On Friday, January 17, 2003, at 08:58 AM, Mike Johnston wrote:
Mike:Exactly so. The professional is the one who must be hard-headed about justifying the cost of everything.The amateur can buy all the Leicas he wants. <g>
That's actually a very good point. I subscribe to another list dedicated to digital cameras and capture called Prorental and many members there moved to digital because it made good business sense. I think that is fundamental difference between the potential Pentax digital SLR users here and the digital back users there:
- they use digital cameras to generate their primary source of income.
- leasing allows them to consider it a business expense and afford all the equipment they need
- it's much easier and faster to color balance and neutralize grays with the click of a mouse instead of putting filters over lenses and/or lights.
- you don't blow money on lots of Polaroid tests
- they don't have to keep the art director entertained while waiting for film to be developed
- the prepress house doesn't mess up the color so often
- labs don't mess up the processing
- some digital backs have a 10-stop latitude (manufacturer's claims)
- they have a lot more control over the entire process (flip side: they take on more responsibility for the production)

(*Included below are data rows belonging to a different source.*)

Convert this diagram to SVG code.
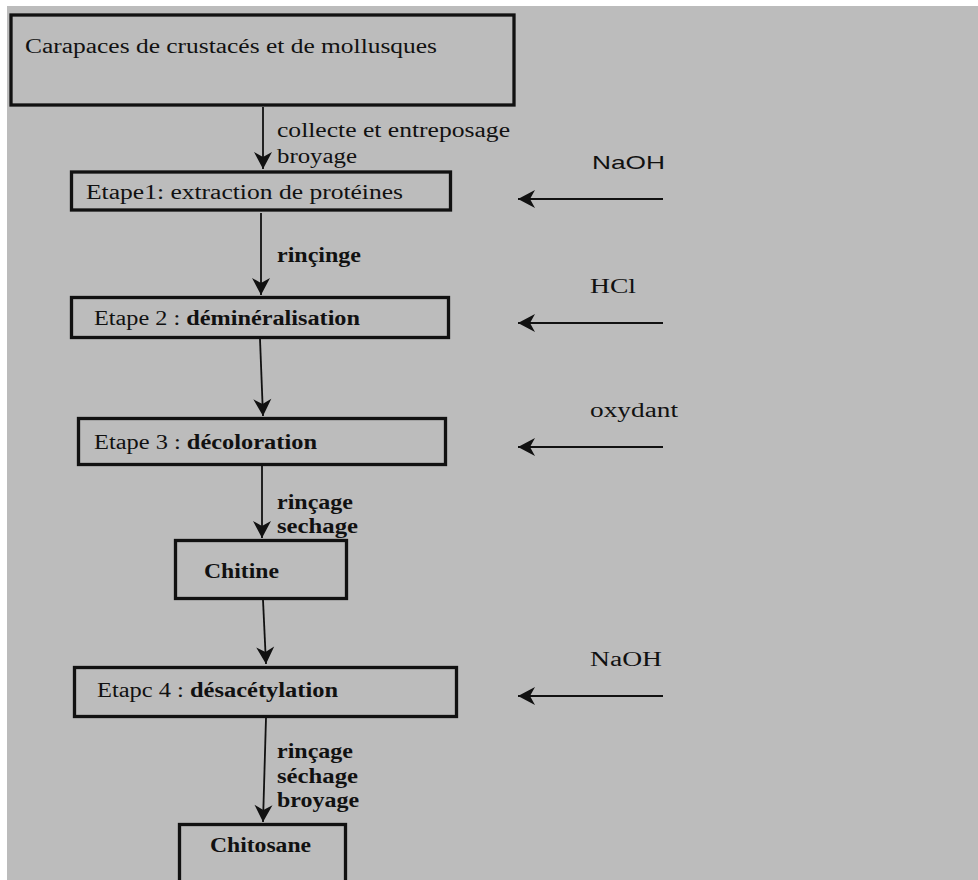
<svg xmlns="http://www.w3.org/2000/svg" width="978" height="880" viewBox="0 0 978 880">
<defs>
<style>
.box{fill:none;stroke:#111;stroke-width:3.3}
.ln{fill:none;stroke:#111;stroke-width:1.8}
.t{font-family:"Liberation Serif","Times New Roman",serif;fill:#111;font-size:20px}
.b{font-weight:bold}
.s{font-family:"Liberation Sans",Arial,sans-serif;fill:#111;font-size:19px}
</style>
<marker id="ah" viewBox="-18 -10 20 20" markerWidth="20" markerHeight="20" refX="0" refY="0" orient="auto" markerUnits="userSpaceOnUse">
<path d="M0,0 L-17,-9 L-12,0 L-17,9 Z" fill="#111"/>
</marker>
</defs>
<rect x="0" y="0" width="978" height="880" fill="#ffffff"/>
<rect x="7" y="6" width="971" height="874" fill="#bcbcbc"/>

<g id="connectors">
<line class="ln" x1="263" y1="107" x2="263" y2="169" marker-end="url(#ah)"/>
<line class="ln" x1="261" y1="213" x2="261" y2="295" marker-end="url(#ah)"/>
<line class="ln" x1="260" y1="339" x2="263" y2="416" marker-end="url(#ah)"/>
<line class="ln" x1="262" y1="466" x2="262" y2="538" marker-end="url(#ah)"/>
<line class="ln" x1="263" y1="600" x2="266" y2="664" marker-end="url(#ah)"/>
<line class="ln" x1="266" y1="718" x2="263" y2="822" marker-end="url(#ah)"/>
<line class="ln" x1="663" y1="199" x2="518" y2="199" marker-end="url(#ah)"/>
<line class="ln" x1="663" y1="323" x2="518" y2="323" marker-end="url(#ah)"/>
<line class="ln" x1="663" y1="447" x2="518" y2="447" marker-end="url(#ah)"/>
<line class="ln" x1="663" y1="696" x2="518" y2="696" marker-end="url(#ah)"/>
<text class="t" x="277" y="137" textLength="233" lengthAdjust="spacingAndGlyphs">collecte et entreposage</text>
<text class="t" x="277" y="163" textLength="80" lengthAdjust="spacingAndGlyphs">broyage</text>
<text class="t b" x="277" y="262" textLength="84" lengthAdjust="spacingAndGlyphs">rinçinge</text>
<text class="t b" x="277" y="509" textLength="76" lengthAdjust="spacingAndGlyphs">rinçage</text>
<text class="t b" x="277" y="533" textLength="81" lengthAdjust="spacingAndGlyphs">sechage</text>
<text class="t b" x="277" y="758" textLength="76" lengthAdjust="spacingAndGlyphs">rinçage</text>
<text class="t b" x="277" y="783" textLength="81" lengthAdjust="spacingAndGlyphs">séchage</text>
<text class="t b" x="277" y="807" textLength="82" lengthAdjust="spacingAndGlyphs">broyage</text>
<text class="s" x="592" y="169" textLength="73" lengthAdjust="spacingAndGlyphs">NaOH</text>
<text class="t" x="590" y="293" font-size="21" textLength="46" lengthAdjust="spacingAndGlyphs">HCl</text>
<text class="t" x="590" y="417" textLength="88" lengthAdjust="spacingAndGlyphs">oxydant</text>
<text class="t" x="590" y="666" textLength="72" lengthAdjust="spacingAndGlyphs">NaOH</text>
</g>

<g id="n-carapaces">
<rect class="box" x="11" y="15" width="503" height="90"/>
<text class="t" x="25" y="53" textLength="412" lengthAdjust="spacingAndGlyphs">Carapaces de crustacés et de mollusques</text>
</g>
<g id="n-etape1">
<rect class="box" x="71.5" y="172" width="379" height="38"/>
<text class="t" x="86" y="199" font-size="21" textLength="317" lengthAdjust="spacingAndGlyphs">Etape1: extraction de protéines</text>
</g>
<g id="n-etape2">
<rect class="box" x="71.5" y="297.5" width="377" height="40"/>
<text class="t" x="94" y="325" font-size="21" textLength="266" lengthAdjust="spacingAndGlyphs">Etape 2 : <tspan class="b">déminéralisation</tspan></text>
</g>
<g id="n-etape3">
<rect class="box" x="78.5" y="418.5" width="367" height="46"/>
<text class="t" x="94" y="449" font-size="21" textLength="223" lengthAdjust="spacingAndGlyphs">Etape 3 : <tspan class="b">décoloration</tspan></text>
</g>
<g id="n-chitine">
<rect class="box" x="175.5" y="540.5" width="171" height="58"/>
<text class="t b" x="204" y="578" font-size="23" textLength="75" lengthAdjust="spacingAndGlyphs">Chitine</text>
</g>
<g id="n-etape4">
<rect class="box" x="74.5" y="667.5" width="382" height="49"/>
<text class="t" x="97" y="697" font-size="21" textLength="241" lengthAdjust="spacingAndGlyphs">Etapc 4 : <tspan class="b">désacétylation</tspan></text>
</g>
<g id="n-chitosane">
<rect class="box" x="179.5" y="824.5" width="166" height="80"/>
<text class="t b" x="210" y="852" font-size="23" textLength="101" lengthAdjust="spacingAndGlyphs">Chitosane</text>
</g>
</svg>
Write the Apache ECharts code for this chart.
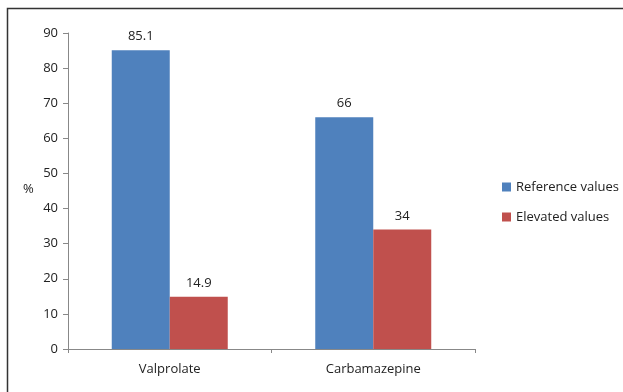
<!DOCTYPE html>
<html>
<head>
<meta charset="utf-8">
<style>
  html, body { margin: 0; padding: 0; background: #fff; }
  #chart { width: 623px; height: 392px; }
</style>
<script src="https://cdn.jsdelivr.net/npm/echarts@6/dist/echarts.min.js"></script>
</head>
<body>
<div id="chart"></div>
<script>
// Drug categories and percentages per group
const categories = ['Valprolate', 'Carbamazepine'];
const referenceValues = [85.1, 66];
const elevatedValues = [14.9, 34];
const seriesNames = ['Reference values', 'Elevated values'];

const FONT = 'Open Sans';
const chart = echarts.init(document.getElementById('chart'), null, { renderer: 'canvas' });

const labelStyle = {
  show: true,
  position: 'top',
  distance: 7,
  color: '#222',
  fontFamily: FONT,
  fontSize: 13
};

chart.setOption({
  animation: false,
  backgroundColor: '#fff',
  graphic: [{
    type: 'rect',
    shape: { x: 7.5, y: 8.5, width: 700, height: 500 },
    style: { fill: 'none', stroke: '#333', lineWidth: 1.5 },
    silent: true
  }, {
    type: 'text',
    left: 23,
    top: 183,
    style: { text: '%', font: '13px "Open Sans"', fill: '#222' }
  }],
  grid: { left: 68, right: 148, top: 33, bottom: 43 },
  legend: {
    orient: 'vertical',
    left: 502,
    top: 178,
    padding: 0,
    itemWidth: 9,
    itemHeight: 9,
    itemGap: 12,
    icon: 'rect',
    textStyle: { fontFamily: FONT, fontSize: 13, color: '#222', lineHeight: 18 },
    data: seriesNames
  },
  xAxis: {
    type: 'category',
    data: categories,
    axisLine: { lineStyle: { color: '#888', width: 1 } },
    axisTick: { show: true, length: 4, lineStyle: { color: '#888' } },
    axisLabel: { fontFamily: FONT, fontSize: 13, color: '#222', margin: 14 }
  },
  yAxis: {
    type: 'value',
    min: 0,
    max: 90,
    interval: 10,
    splitLine: { show: false },
    axisLine: { show: true, lineStyle: { color: '#888', width: 1 } },
    axisTick: { show: true, length: 5, lineStyle: { color: '#888' } },
    axisLabel: { fontFamily: FONT, fontSize: 13, color: '#222', margin: 10 }
  },
  series: [{
    name: seriesNames[0],
    type: 'bar',
    data: referenceValues,
    barGap: '0%',
    barCategoryGap: '43%',
    itemStyle: { color: '#4f81bd' },
    label: labelStyle
  }, {
    name: seriesNames[1],
    type: 'bar',
    data: elevatedValues,
    itemStyle: { color: '#c0504d' },
    label: labelStyle
  }]
});
</script>
</body>
</html>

There have been discussions about how they cover the cost of consumables like memory cards and batteries. One method was to charge the customer a "digital capture" fee, to cover the cost of burning up some life on the memory card, batteries and CD burner when they burn the photos onto the CDs. I think some charged a capture fee as high as $10 per image (we're talking about 14MB to 48MB files here). That may or may not fly today: I read somewhere in a recent issue of PDN that the New York Times used to pay a digital capture allowance to their freelance photographers but that they don't do that anymore.